SHORT EXERCISE
Skip the pictures. Reproduce all other material exactly.

DATA LINES

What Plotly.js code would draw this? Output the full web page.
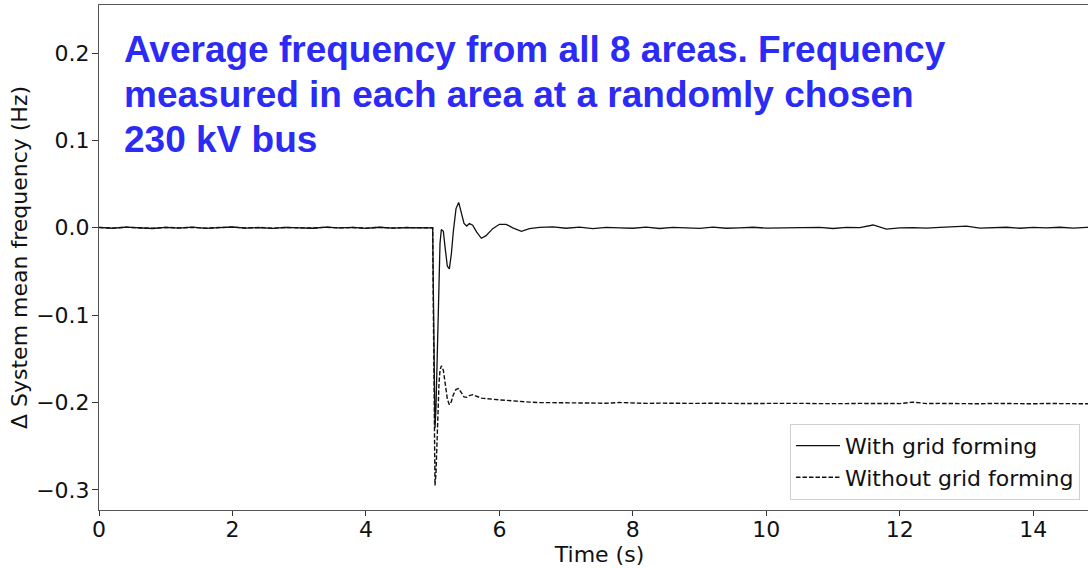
<!DOCTYPE html>
<html>
<head>
<meta charset="utf-8">
<script src="https://cdn.plot.ly/plotly-3.0.1.min.js"></script>
<style>
html,body{margin:0;padding:0;overflow:hidden;background:#fff;width:1088px;height:568px;}
#chart{width:1100px;height:568px;}
</style>
</head>
<body>
<div id="chart"></div>
<script>
// Time (s)
const time = [
  0.0,0.2,0.4,0.6,0.8,1.0,1.2,1.4,1.6,1.8,2.0,2.2,2.4,2.6,2.8,3.0,3.2,3.4,3.6,3.8,4.0,4.2,4.4,4.6,4.8,
  4.98,5.0,5.01,5.02,5.035,5.05,5.065,5.08,5.095,5.11,5.13,5.16,5.19,5.22,5.25,5.28,5.31,5.35,5.39,5.43,5.47,5.51,5.55,5.60,5.66,5.73,5.80,5.90,6.0,6.1,6.2,6.33,6.45,
  6.6,6.8,7.0,7.2,7.4,7.6,7.8,8.0,8.2,8.4,8.6,8.8,9.0,9.2,9.4,9.6,9.8,10.0,10.2,10.4,10.6,10.8,11.0,11.2,11.4,11.6,11.8,12.0,12.2,12.4,12.6,12.8,13.0,13.2,13.4,13.6,13.8,14.0,14.2,14.4,14.6,14.8,15.0
];
// Δ mean frequency with grid forming (Hz)
const withGridForming = [
  0.0005,-0.0005,0.0008,0.0,-0.0008,0.0004,-0.0003,0.0007,-0.0006,0.0002,0.0009,-0.0004,0.0003,-0.0007,0.0005,0.0,-0.0005,0.0008,-0.0002,0.0004,-0.0006,0.0006,-0.0003,0.0002,0.0,
  0.0003,0.0,-0.07,-0.17,-0.229,-0.205,-0.15,-0.095,-0.05,-0.018,-0.002,-0.004,-0.025,-0.044,-0.047,-0.030,-0.004,0.022,0.029,0.018,0.005,0.002,0.005,0.003,-0.005,-0.012,-0.009,-0.001,0.004,0.004,0.0,-0.004,-0.001,
  0.0005,0.001,-0.0005,0.0008,-0.001,0.0005,0.0,-0.0005,0.0008,-0.0008,0.0005,0.0002,-0.0006,0.0008,-0.0005,0.0,0.0006,-0.0004,-0.0002,0.0007,0.0001,0.0005,-0.0008,0.0004,0.0002,0.0032,-0.0015,0.0,0.0003,-0.0003,0.0005,0.0015,0.0018,-0.0004,0.0,0.0006,-0.0005,0.0004,0.0,0.0006,-0.0004,0.0005,0.0
];
// Δ mean frequency without grid forming (Hz)
const withoutGridForming = [
  0.0003,-0.0004,0.0006,0.0002,-0.0006,0.0005,-0.0001,0.0005,-0.0004,0.0003,0.0007,-0.0002,0.0004,-0.0005,0.0003,0.0001,-0.0003,0.0006,-0.0001,0.0003,-0.0004,0.0005,-0.0002,0.0003,0.0,
  0.0002,0.0,-0.09,-0.21,-0.295,-0.28,-0.245,-0.205,-0.178,-0.163,-0.158,-0.163,-0.180,-0.196,-0.2025,-0.199,-0.191,-0.185,-0.184,-0.189,-0.1935,-0.194,-0.192,-0.191,-0.193,-0.195,-0.1955,-0.1965,-0.197,-0.1975,-0.198,-0.1995,-0.1995,
  -0.2,-0.2003,-0.2006,-0.2008,-0.2005,-0.2008,-0.2,-0.2008,-0.201,-0.2007,-0.201,-0.2006,-0.201,-0.2008,-0.2012,-0.2008,-0.2012,-0.201,-0.2008,-0.2012,-0.201,-0.2013,-0.2009,-0.2012,-0.201,-0.2013,-0.201,-0.2012,-0.1995,-0.2012,-0.201,-0.2013,-0.2011,-0.2014,-0.201,-0.2013,-0.2012,-0.2014,-0.2011,-0.2014,-0.2012,-0.2014,-0.2013
];
const seriesNames = ['With grid forming', 'Without grid forming'];
const xTickVals = [0,2,4,6,8,10,12,14];
const yTickVals = [-0.3,-0.2,-0.1,0.0,0.1,0.2];
const yTickText = ['\u22120.3','\u22120.2','\u22120.1','0.0','0.1','0.2'];
const annotationLines = [
  'Average frequency from all 8 areas. Frequency',
  'measured in each area at a randomly chosen',
  '230 kV bus'
];
const annotationLineY = [0.2037, 0.1522, 0.1007];

const traces = [
  {x: time, y: withGridForming, name: seriesNames[0], type: 'scatter', mode: 'lines',
   line: {color: '#111', width: 1.3}},
  {x: time, y: withoutGridForming, name: seriesNames[1], type: 'scatter', mode: 'lines',
   line: {color: '#111', width: 1.4, dash: '4.5px,2px'}}
];

const tickFont = {family: 'DejaVu Sans', size: 22, color: '#111'};
const layout = {
  width: 1100, height: 568,
  margin: {l: 99, r: 0, t: 5, b: 58},
  paper_bgcolor: '#fff', plot_bgcolor: '#fff',
  showlegend: true,
  xaxis: {
    range: [0, 15], tickvals: xTickVals, ticks: 'outside', ticklen: 5, tickcolor: '#333',
    showgrid: false, zeroline: false, showline: true, linecolor: '#555', linewidth: 1, mirror: true,
    tickfont: tickFont, ticklabelstandoff: -5,
    title: {text: 'Time (s)', font: tickFont, standoff: 0}
  },
  yaxis: {
    range: [-0.323, 0.255], tickvals: yTickVals, ticktext: yTickText, ticks: 'outside', ticklen: 6, tickcolor: '#333',
    showgrid: false, zeroline: false, showline: true, linecolor: '#555', linewidth: 1, mirror: true,
    tickfont: tickFont, ticklabelstandoff: -2,
    title: {text: '\u0394 System mean frequency (Hz)', font: tickFont, standoff: 2}
  },
  legend: {
    x: 0.98, y: 0.02, xanchor: 'right', yanchor: 'bottom',
    bgcolor: 'rgba(255,255,255,0.9)', bordercolor: '#d0d0d0', borderwidth: 1,
    itemwidth: 44,
    font: {family: 'DejaVu Sans', size: 22, color: '#111'}
  },
  annotations: annotationLines.map((t, i) => ({
    text: t, xref: 'x', yref: 'y', x: 0.345, y: annotationLineY[i],
    xanchor: 'left', yanchor: 'middle', align: 'left', showarrow: false,
    font: {family: 'Liberation Sans, Arial, sans-serif', size: 37, color: '#2b2bf5', weight: 'bold'}
  }))
};

Plotly.newPlot('chart', traces, layout, {displayModeBar: false, staticPlot: true});
</script>
</body>
</html>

WRITTEN ANSWER
What Plotly.js code would draw this? Output the full web page.
<!DOCTYPE html>
<html>
<head>
<meta charset="utf-8">
<script src="https://cdn.plot.ly/plotly-3.0.1.min.js"></script>
<style>
html,body{margin:0;padding:0;overflow:hidden;background:#fff;width:1088px;height:568px;}
#chart{width:1100px;height:568px;}
</style>
</head>
<body>
<div id="chart"></div>
<script>
// Time (s)
const time = [
  0.0,0.2,0.4,0.6,0.8,1.0,1.2,1.4,1.6,1.8,2.0,2.2,2.4,2.6,2.8,3.0,3.2,3.4,3.6,3.8,4.0,4.2,4.4,4.6,4.8,
  4.98,5.0,5.01,5.02,5.035,5.05,5.065,5.08,5.095,5.11,5.13,5.16,5.19,5.22,5.25,5.28,5.31,5.35,5.39,5.43,5.47,5.51,5.55,5.60,5.66,5.73,5.80,5.90,6.0,6.1,6.2,6.33,6.45,
  6.6,6.8,7.0,7.2,7.4,7.6,7.8,8.0,8.2,8.4,8.6,8.8,9.0,9.2,9.4,9.6,9.8,10.0,10.2,10.4,10.6,10.8,11.0,11.2,11.4,11.6,11.8,12.0,12.2,12.4,12.6,12.8,13.0,13.2,13.4,13.6,13.8,14.0,14.2,14.4,14.6,14.8,15.0
];
// Δ mean frequency with grid forming (Hz)
const withGridForming = [
  0.0005,-0.0005,0.0008,0.0,-0.0008,0.0004,-0.0003,0.0007,-0.0006,0.0002,0.0009,-0.0004,0.0003,-0.0007,0.0005,0.0,-0.0005,0.0008,-0.0002,0.0004,-0.0006,0.0006,-0.0003,0.0002,0.0,
  0.0003,0.0,-0.07,-0.17,-0.229,-0.205,-0.15,-0.095,-0.05,-0.018,-0.002,-0.004,-0.025,-0.044,-0.047,-0.030,-0.004,0.022,0.029,0.018,0.005,0.002,0.005,0.003,-0.005,-0.012,-0.009,-0.001,0.004,0.004,0.0,-0.004,-0.001,
  0.0005,0.001,-0.0005,0.0008,-0.001,0.0005,0.0,-0.0005,0.0008,-0.0008,0.0005,0.0002,-0.0006,0.0008,-0.0005,0.0,0.0006,-0.0004,-0.0002,0.0007,0.0001,0.0005,-0.0008,0.0004,0.0002,0.0032,-0.0015,0.0,0.0003,-0.0003,0.0005,0.0015,0.0018,-0.0004,0.0,0.0006,-0.0005,0.0004,0.0,0.0006,-0.0004,0.0005,0.0
];
// Δ mean frequency without grid forming (Hz)
const withoutGridForming = [
  0.0003,-0.0004,0.0006,0.0002,-0.0006,0.0005,-0.0001,0.0005,-0.0004,0.0003,0.0007,-0.0002,0.0004,-0.0005,0.0003,0.0001,-0.0003,0.0006,-0.0001,0.0003,-0.0004,0.0005,-0.0002,0.0003,0.0,
  0.0002,0.0,-0.09,-0.21,-0.295,-0.28,-0.245,-0.205,-0.178,-0.163,-0.158,-0.163,-0.180,-0.196,-0.2025,-0.199,-0.191,-0.185,-0.184,-0.189,-0.1935,-0.194,-0.192,-0.191,-0.193,-0.195,-0.1955,-0.1965,-0.197,-0.1975,-0.198,-0.1995,-0.1995,
  -0.2,-0.2003,-0.2006,-0.2008,-0.2005,-0.2008,-0.2,-0.2008,-0.201,-0.2007,-0.201,-0.2006,-0.201,-0.2008,-0.2012,-0.2008,-0.2012,-0.201,-0.2008,-0.2012,-0.201,-0.2013,-0.2009,-0.2012,-0.201,-0.2013,-0.201,-0.2012,-0.1995,-0.2012,-0.201,-0.2013,-0.2011,-0.2014,-0.201,-0.2013,-0.2012,-0.2014,-0.2011,-0.2014,-0.2012,-0.2014,-0.2013
];
const seriesNames = ['With grid forming', 'Without grid forming'];
const xTickVals = [0,2,4,6,8,10,12,14];
const yTickVals = [-0.3,-0.2,-0.1,0.0,0.1,0.2];
const yTickText = ['\u22120.3','\u22120.2','\u22120.1','0.0','0.1','0.2'];
const annotationLines = [
  'Average frequency from all 8 areas. Frequency',
  'measured in each area at a randomly chosen',
  '230 kV bus'
];
const annotationLineY = [0.2037, 0.1522, 0.1007];

const traces = [
  {x: time, y: withGridForming, name: seriesNames[0], type: 'scatter', mode: 'lines',
   line: {color: '#111', width: 1.3}},
  {x: time, y: withoutGridForming, name: seriesNames[1], type: 'scatter', mode: 'lines',
   line: {color: '#111', width: 1.4, dash: '4.5px,2px'}}
];

const tickFont = {family: 'DejaVu Sans', size: 22, color: '#111'};
const layout = {
  width: 1100, height: 568,
  margin: {l: 99, r: 0, t: 5, b: 58},
  paper_bgcolor: '#fff', plot_bgcolor: '#fff',
  showlegend: true,
  xaxis: {
    range: [0, 15], tickvals: xTickVals, ticks: 'outside', ticklen: 5, tickcolor: '#333',
    showgrid: false, zeroline: false, showline: true, linecolor: '#555', linewidth: 1, mirror: true,
    tickfont: tickFont, ticklabelstandoff: -5,
    title: {text: 'Time (s)', font: tickFont, standoff: 0}
  },
  yaxis: {
    range: [-0.323, 0.255], tickvals: yTickVals, ticktext: yTickText, ticks: 'outside', ticklen: 6, tickcolor: '#333',
    showgrid: false, zeroline: false, showline: true, linecolor: '#555', linewidth: 1, mirror: true,
    tickfont: tickFont, ticklabelstandoff: -2,
    title: {text: '\u0394 System mean frequency (Hz)', font: tickFont, standoff: 2}
  },
  legend: {
    x: 0.98, y: 0.02, xanchor: 'right', yanchor: 'bottom',
    bgcolor: 'rgba(255,255,255,0.9)', bordercolor: '#d0d0d0', borderwidth: 1,
    itemwidth: 44,
    font: {family: 'DejaVu Sans', size: 22, color: '#111'}
  },
  annotations: annotationLines.map((t, i) => ({
    text: t, xref: 'x', yref: 'y', x: 0.345, y: annotationLineY[i],
    xanchor: 'left', yanchor: 'middle', align: 'left', showarrow: false,
    font: {family: 'Liberation Sans, Arial, sans-serif', size: 37, color: '#2b2bf5', weight: 'bold'}
  }))
};

Plotly.newPlot('chart', traces, layout, {displayModeBar: false, staticPlot: true});
</script>
</body>
</html>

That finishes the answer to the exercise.